NADWORNY: During the strike, the district is keeping schools open, staffed by administrators, volunteers and newly hired substitutes. Despite Saisha, Amee and Marshe's excitement to be part of a movement for change, they're bummed to be missing their regular Monday classes. For Saisha, the class she'll miss the most is AP English.
SMITH: The book we're reading right now is "Native Son" by Richard Wright. And that book is - have you read it? Oh, my gosh. That book is crazy (laughter). Like, it's reigniting my love for reading because I'm like, oh, this is so good.
KIMBERLY ESCOBAR: Usually, on Monday, we would have orchestra.
NADWORNY: For Kimberly Escobar, a fifth-grader at Alta Loma Elementary, Monday is the one day she has music class.
KIMBERLY: That's something I was kind of looking forward because we were going to learn a new song.
NADWORNY: But now, with the strike...
KIMBERLY: We would be staying in the auditorium, and they'll try to entertain us.
NADWORNY: The district says learning will still take place, but some parents are opting to keep their kids home. For other parents, bringing their kids to school is the better option. And, for working families, it may be the only option. Kimberly's mom, Rosa, who's sitting next to her - she's still figuring out what she'll do.
ROSA ESCOBAR: I'm not really sure yet if I'ma (ph) send her to school or not, yes.

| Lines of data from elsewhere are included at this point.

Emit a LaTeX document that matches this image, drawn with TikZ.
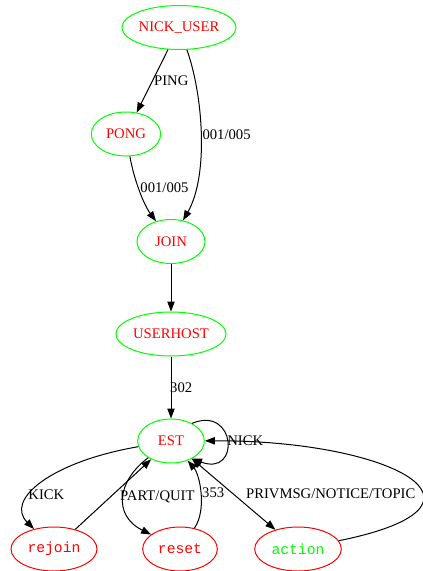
\documentclass[tikz,border=0pt]{standalone}
\usepackage{fontspec}
\setmainfont{Liberation Serif}
\newfontfamily\gvmono{Liberation Mono}
\usetikzlibrary{shapes.geometric,arrows.meta}
\definecolor{gvgreen}{RGB}{0,255,0}
\definecolor{gvred}{RGB}{255,0,0}

\begin{document}
\begin{tikzpicture}[x=0.75pt, y=-0.75pt, >={Triangle[length=7.5pt,width=5.5pt]}, line width=0.75pt,
    every node/.style={font=\fontsize{11}{13}\selectfont},
    state/.style={ellipse, draw=gvgreen, text=gvred, inner sep=0pt, minimum height=33pt},
    term/.style={ellipse, draw=gvred, text=gvred, inner sep=0pt, minimum height=33pt,
        font=\gvmono\fontsize{11}{13}\selectfont},
    lbl/.style={inner sep=1pt}]
    \useasboundingbox (0,0) rectangle (422,571);

    % Zustaende
    \node[state, minimum width=84.75pt] (nickuser) at (179,27.5) {NICK\_USER};
    \node[state, minimum width=52pt] (pong) at (126,134) {PONG};
    \node[state, minimum width=51pt] (join) at (171,241.5) {JOIN};
    \node[state, minimum width=82.5pt] (userhost) at (171,334) {USERHOST};
    \node[state, minimum width=50pt] (est) at (171,441) {EST};
    \node[term, minimum width=64.5pt] (rejoin) at (54,549) {rejoin};
    \node[term, minimum width=56pt] (reset) at (180,549) {reset};
    \node[term, minimum width=65pt, text=gvgreen] (action) at (298,549) {action};

    % Anmeldung
    \draw[->] (nickuser) -- (pong) node[lbl, pos=0.5, right] {PING};
    \draw[->] (nickuser) .. controls (203,95) and (209,175) .. (join)
        node[lbl, pos=0.5, right] {001/005};
    \draw[->] (pong) .. controls (134,180) and (144,205) .. (join)
        node[lbl, pos=0.45, right] {001/005};
    \draw[->] (join) -- (userhost);
    \draw[->] (userhost) -- (est) node[lbl, midway, right, xshift=-2pt] {302};

    % Betrieb
    \draw[->] (est.40) .. controls (236,405) and (241,477) .. (est.-40)
        node[lbl, pos=0.5, right, inner sep=0pt] {NICK};
    \draw[->] (est) .. controls (50,462) and (5,500) .. (rejoin)
        node[lbl, pos=0.63, right, xshift=-3pt] {KICK};
    \draw[->] (rejoin) -- (est);
    \draw[->] (est) .. controls (118,480) and (112,515) .. (reset)
        node[lbl, pos=0.5, right, xshift=-4pt] {PART/QUIT};
    \draw[->] (reset) .. controls (207,510) and (200,475) .. (est)
        node[lbl, pos=0.5, right] {353};
    \draw[<->] (est) -- (action)
        node[lbl, midway, right, xshift=8pt] {PRIVMSG/NOTICE/TOPIC};
    \draw[->] (action) .. controls (515,505) and (390,440) .. (est);
\end{tikzpicture}
\end{document}
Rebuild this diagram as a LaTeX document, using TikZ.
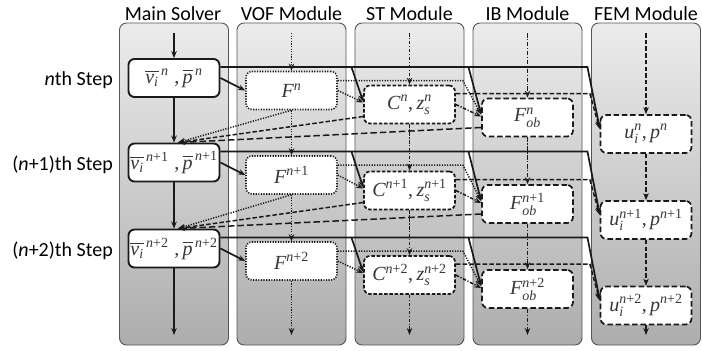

KIMBERLY: But I have one thing to say. I'm the vice president, and I need to support the school and the student council.
NADWORNY: Kimberly wants to support her teachers, too. But school is her main priority.
KIMBERLY: So I need to be here that day.
ESCOBAR: She's really responsible.
KIMBERLY: I want to be included in all, like, the school decisions, and I need to make sure the school is fine.
NADWORNY: Whatever they decide tomorrow morning, they've offered up their home just around the corner from school for picketing teachers to use the bathroom. Rosa Escobar says she's stocked up on toilet paper, ready for Monday's strike.
Elissa Nadworny, NPR News, Los Angeles.